Eliminating hallucinations entirely is likely to prove impossible, says Mushtaq Bilal, a researcher at Silvi, a Copenhagen-based firm that makes an AI app to aid the creation of systematic reviews in science. “I think if it was possible, AI labs would have done it already.”

But reducing errors and getting a model to admit that it doesn’t know an answer have been “a pretty heavy focus” for OpenAI, says Saachi Jain, who manages the firm’s AI safety team. According to technical documents released with GPT-5, OpenAI concentrated on “training our models to browse effectively for up-to-date information”, as well as cutting hallucinations. The firm focused on reducing hallucinations in lengthy, open-ended responses to queries, because this best represents real-life use of ChatGPT, says Jain.

In one literature-review benchmark known as ScholarQA-CS, GPT-5 “performs well” when it is allowed to access the web, says Akari Asai, an AI researcher at the Allen Institute for Artificial Intelligence, based in Seattle, Washington, who ran the tests for Nature. In producing answers to open-ended computer-science questions, for example, the model performed marginally better than human experts, with a correctness score of 55% (based on measures such as how well its statements are supported by citations) compared with 54% for scientists, but just behind a version of institute’s own LLM-based system for literature review, OpenScholar, which achieved 57%.

However, GPT-5 suffered when the model was unable to get online, says Asai. The ability to cross-check with academic databases is a key feature of most AI-powered systems designed to help with literature reviews. Without Internet access, GPT-5 fabricated or muddled half the number of citations that one of its predecessors, GPT-4o, did. But it still got them wrong 39% of the time, she says.

On the LongFact benchmark, which tests accuracy in long-form responses to prompts, OpenAI reported that GPT-5 hallucinated 0.8% of claims in responses about people or places when it was allowed to browse the web, compared with 5.1% for OpenAI’s reasoning model o3. Performance dropped when browsing was not permitted, with GPT-5’s error rate climbing to 1.4% compared with 7.9% for o3. Both models showed worse performance than did the non-reasoning model GPT-4o, which had an error rate of 1.1% when offline.

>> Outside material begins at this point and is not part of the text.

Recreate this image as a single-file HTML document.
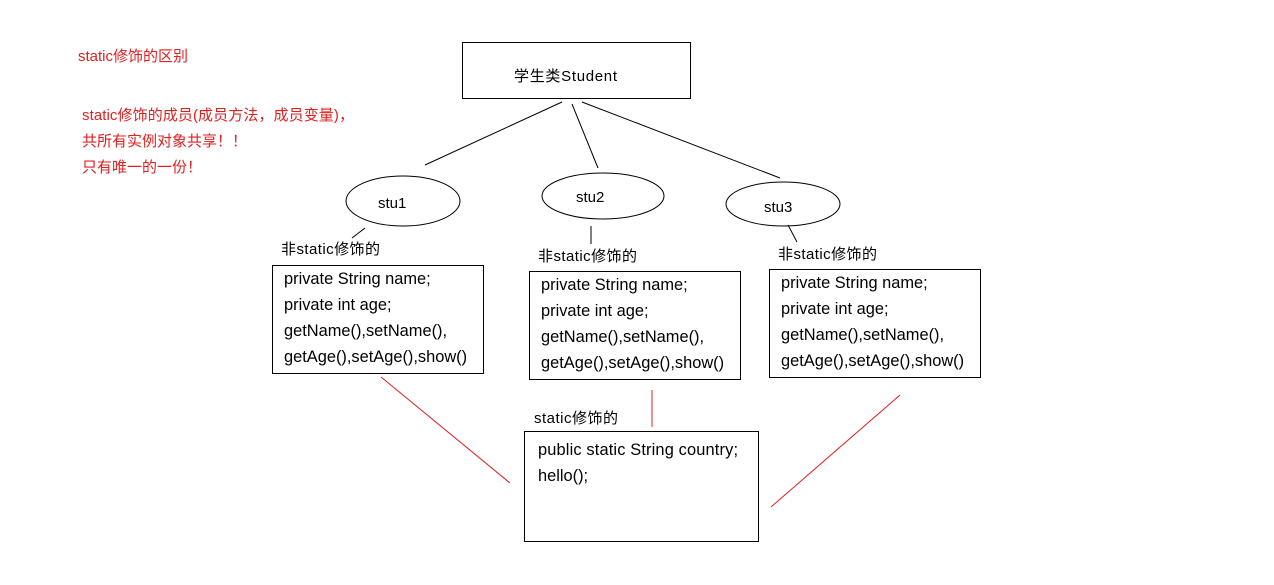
<!DOCTYPE html>
<html><head><meta charset="utf-8"><style>
html,body{margin:0;padding:0;background:#fff;}
svg text{font-family:"Liberation Sans","Noto Sans CJK SC",sans-serif;font-size:15px;fill:#000;}
svg text.r{fill:#e02020;}
svg text.c{font-size:16.4px;}
</style></head><body>
<svg width="1274" height="580" viewBox="0 0 1274 580" xmlns="http://www.w3.org/2000/svg">
<rect x="0" y="0" width="1274" height="580" fill="#fff"/>
<text class="r" x="78" y="61">static修饰的区别</text>
<text class="r" x="82" y="120" textLength="272">static修饰的成员(成员方法，成员变量)，</text>
<text class="r" x="82" y="146">共所有实例对象共享！！</text>
<text class="r" x="82" y="172">只有唯一的一份！</text>

<g fill="none" stroke="#000" stroke-width="1">
<rect x="462.5" y="42.5" width="228" height="56"/>
<line x1="562" y1="102" x2="425" y2="165"/>
<line x1="572" y1="104" x2="598" y2="168"/>
<line x1="582" y1="102" x2="780" y2="178"/>
<ellipse cx="403" cy="201" rx="57" ry="25"/>
<ellipse cx="603" cy="196" rx="61" ry="23"/>
<ellipse cx="783" cy="204" rx="57" ry="22"/>
<line x1="365" y1="228" x2="352" y2="238"/>
<line x1="591" y1="226" x2="591" y2="244"/>
<line x1="788" y1="225" x2="797" y2="242"/>
<rect x="272.5" y="265.5" width="211" height="108"/>
<rect x="529.5" y="271.5" width="211" height="108"/>
<rect x="769.5" y="269.5" width="211" height="108"/>
<rect x="524.5" y="431.5" width="234" height="110"/>
</g>
<g stroke="#e02020" stroke-width="1">
<line x1="381" y1="377" x2="510" y2="483"/>
<line x1="652" y1="390" x2="652" y2="427"/>
<line x1="900" y1="395" x2="771" y2="507"/>
</g>
<text x="514" y="81" textLength="103">学生类Student</text>
<text x="378" y="208">stu1</text>
<text x="576" y="202">stu2</text>
<text x="764" y="212">stu3</text>
<text x="281" y="254" textLength="99">非static修饰的</text>
<text x="538" y="261" textLength="99">非static修饰的</text>
<text x="778" y="259" textLength="99">非static修饰的</text>

<text class="c" x="284" y="284">private String name;</text>
<text class="c" x="284" y="310">private int age;</text>
<text class="c" x="284" y="336">getName(),setName(),</text>
<text class="c" x="284" y="362">getAge(),setAge(),show()</text>

<text class="c" x="541" y="290">private String name;</text>
<text class="c" x="541" y="316">private int age;</text>
<text class="c" x="541" y="342">getName(),setName(),</text>
<text class="c" x="541" y="368">getAge(),setAge(),show()</text>

<text class="c" x="781" y="288">private String name;</text>
<text class="c" x="781" y="314">private int age;</text>
<text class="c" x="781" y="340">getName(),setName(),</text>
<text class="c" x="781" y="366">getAge(),setAge(),show()</text>

<text x="534" y="423" textLength="84">static修饰的</text>
<text class="c" x="538" y="455" textLength="200">public static String country;</text>
<text class="c" x="538" y="481">hello();</text>
</svg>
</body></html>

On other independent evaluations — such as the Hughes Hallucination Evaluation Model, which is run by the AI platform Vectara in Palo Alto, California, and looks at how often an LLM makes false claims when summarizing a document — rival models such as Google’s Gemini 2.0 slightly outperformed GPT-5, although both erred less than 1.5% of the time.

Learning to admit defeat

OpenAI also reported that the model was more honest in its responses than the company’s previous models were. When given a coding task that was impossible to complete — for example, owing to a lack of access to necessary hardware — GPT-5 claimed to have done the task 17% of the time, compared with 47% for o3. Although Jain wouldn’t give details of the firm’s methods, she hinted that, in later stages of the model’s training, OpenAI worked on rewarding it for answering honestly.